User Scenario: Land Use
Dave Mogk, Montana State University
As an instructor in Environmental Geology, I would like to do a comprehensive class project on historical land use patterns in our county. This will be part of a service-learning exercise where the students will access and render land use data to make a public report to county land use planners, developers and commissioners. A variety of data will be needed: USGS digital elevation, geologic, soil, and hydrologic maps; historical and recent air photo coverage; other historical photographic records of development in the area; multi-spectral Landsat, SPOT, and AVIRIS satellite imagery; county zoning maps; habitat maps (e.g. winter and calving ranges for elk); and US Census data for the last century. All of these data should be downloaded into a common GIS-based database, the information should be able to be presented on common spatial scales, and students should be able to do a series of overlays to see the relations between physical and cultural features over time.

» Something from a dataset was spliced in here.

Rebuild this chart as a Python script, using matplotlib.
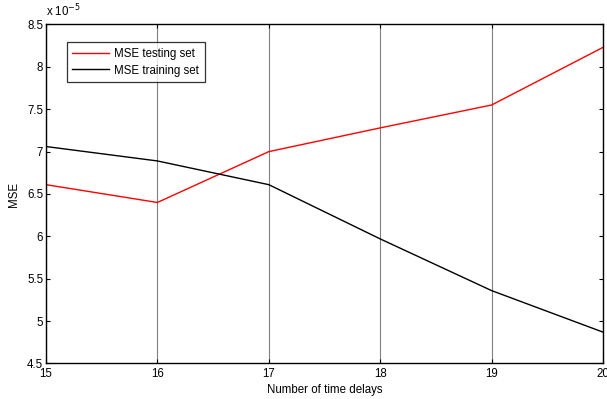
import matplotlib
matplotlib.use("Agg")
import matplotlib.pyplot as plt
from matplotlib.ticker import FuncFormatter, MultipleLocator

plt.rcParams['font.family'] = ['Liberation Sans', 'DejaVu Sans']

# MSE per number of time delays
delays = [15, 16, 17, 18, 19, 20]
mse_testing = [6.61e-5, 6.40e-5, 7.00e-5, 7.28e-5, 7.55e-5, 8.23e-5]
mse_training = [7.06e-5, 6.89e-5, 6.61e-5, 5.97e-5, 5.36e-5, 4.87e-5]

fs = 8.3

fig = plt.figure(figsize=(6.07, 3.99), dpi=100)
ax = fig.add_axes([0.0758, 0.089, 0.9176, 0.8496])

ax.plot(delays, mse_testing, color='#ff0000', linewidth=1.0, label='MSE testing set')
ax.plot(delays, mse_training, color='black', linewidth=1.0, label='MSE training set')

ax.set_xlim(15, 20)
ax.set_ylim(4.5e-5, 8.5e-5)
ax.xaxis.set_major_locator(MultipleLocator(1))
ax.yaxis.set_major_locator(MultipleLocator(0.5e-5))
ax.yaxis.set_major_formatter(FuncFormatter(lambda v, p: f"{v / 1e-5:g}"))

# vertical grid only, like the MATLAB figure
ax.grid(True, axis='x', color='0.5', linewidth=0.8, linestyle='-')
ax.tick_params(direction='in', length=3, width=0.8, labelsize=fs,
               top=True, right=True)
ax.tick_params(axis='x', pad=3.5)
ax.tick_params(axis='y', pad=2)
for s in ax.spines.values():
    s.set_linewidth(1.0)

ax.text(0.0, 1.015, r'x 10$^{-5}$', transform=ax.transAxes, fontsize=fs,
        ha='left', va='bottom')

ax.set_xlabel('Number of time delays', fontsize=fs, labelpad=2.5)
ax.set_ylabel('MSE', fontsize=fs, labelpad=5)

leg = ax.legend(loc='upper left', bbox_to_anchor=(0.037, 0.948), fontsize=fs,
                frameon=True, fancybox=False, edgecolor='black',
                borderpad=0.5, handlelength=3.2, handletextpad=0.4,
                labelspacing=0.4, borderaxespad=0)
leg.get_frame().set_linewidth(0.9)

fig.savefig('out.png', dpi=100)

Analytical tools are needed to allow the students to measure changes in land use pattern such as net loss or gain of forest lands, wetlands, agricultural lands; changes in surface water patterns (e.g. channelization, new irrigation ditches); changes in habitat for select species (endangered, large mammals, etc.). Analysis of these land use patterns will result in a report that makes recommendations for areas where development or preservation may be the best policy; protection of surface and aquifer water supplies is needed; alerts about natural hazards (e.g. flooding, slope instability, wildfire, etc.) are made available to the public.